The Boss of Everything

By Jason Solomons


One thing you can do when you have ‘all the money in the world’ is replace your star. That’s the ghost story that dominates Ridley Scott’s latest highly polished yet uninspired film. As is well known, following a series of allegations about inappropriate behaviour, Kevin Spacey was summarily whitewashed from the screen and replaced by Christopher Plummer in one of the most public high-wire acts in movie history.

Could they really reshoot and repackage the whole movie with a new actor in the leading role within six weeks and get the movie out in its scheduled release slot? Well, studios have a lot of money, and quick maths must have told them the $10 million it would cost was worth it. The irony is that if John Paul Getty had been a movie mogul, he’d never have allowed it.

De-Spaceying the film has proved its major selling point, and it overshadows all else. You watch, trying to discern a bad cut, a dodgy bit of effects trickery, to see if Plummer will have some sort of Ready Brek glow around him where he’s been digitally inserted into a scene, or maybe there’s a bit where they’ve used Spacey’s body and some face-replacement technology to drop in a bit of Plummer. I watched hard and couldn’t spot
any ropey joins, only Plummer’s twinkling eyes, like a snake eyeing up its chance to seize a moment. 

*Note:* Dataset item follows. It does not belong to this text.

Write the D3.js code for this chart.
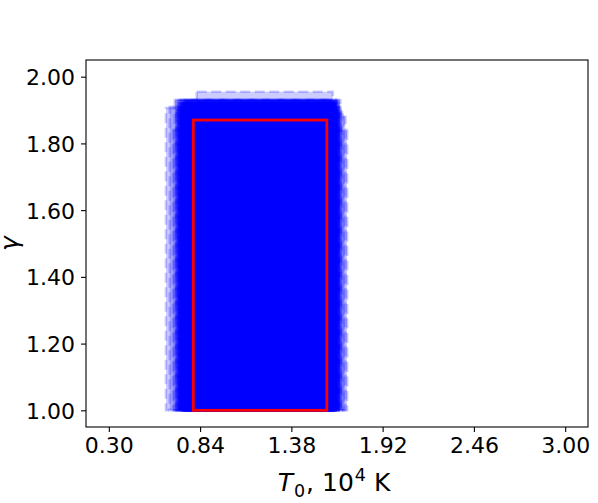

Indeed, what struck me was that there’s a lot more Plummer in this than I imagined. Word was that Spacey was a peripheral, if showy, (and heavily prostheticised) side- attraction, making him easily deletable. But Plummer ends up dominating this version. He’s in it a lot, playing John Paul Getty, ‘not only the richest man in the world but the richest man in the history of the world’. Plummer gets the cantankerous old skinflint perfectly, turning in a sort of Scrooge act and refusing to pony up the ransom when his grandson Paul is kidnapped on the streets of Rome in 1973. It was a case that captured the attention of the world at the time, yet somehow in Scott’s hands it barely held mine.

Paul is played by Charlie Plummer (no relation in real life, and much better showcased in the forthcoming film Lean on Pete), a wide-eyed, floppy-haired fawn, passively passing away the time at the hands of his Calabrian captors, who, through the compassionate face of French actor Romain Duris playing gangster Cinquanta, demand 17 million dollars. Michelle Williams plays his mother Gail, divorced from Getty’s drug-addled son yet now turning to the old man for the money. Even if he does have the dosh, 17 mill is still a lot, and the grumpy geezer won’t budge, sending in his own security guy, Fletcher Chace (played by Mark Wahlberg in a Jensen Interceptor and big sunglasses).

Oddly, I didn’t care much for the kidnapped Paul, nor for Gail, despite Williams’ crisply accented performance. And I certainly didn’t give a monkey’s about Wahlberg in a badly underwritten role. No, I cared about the obsessive, grumpy old git. I couldn’t take my eyes off Plummer’s Getty whenever he was on screen. His speech about only trusting in beautiful objects that never change and never disappoint is brilliantly delivered, and if he hams it up through the finale, he can’t be blamed. While the rest of the film is seeking a way through the story, Plummer steals the show by giving it the manic energy and icy heart it’s looking for. I hope he and his agent held the studio to ransom.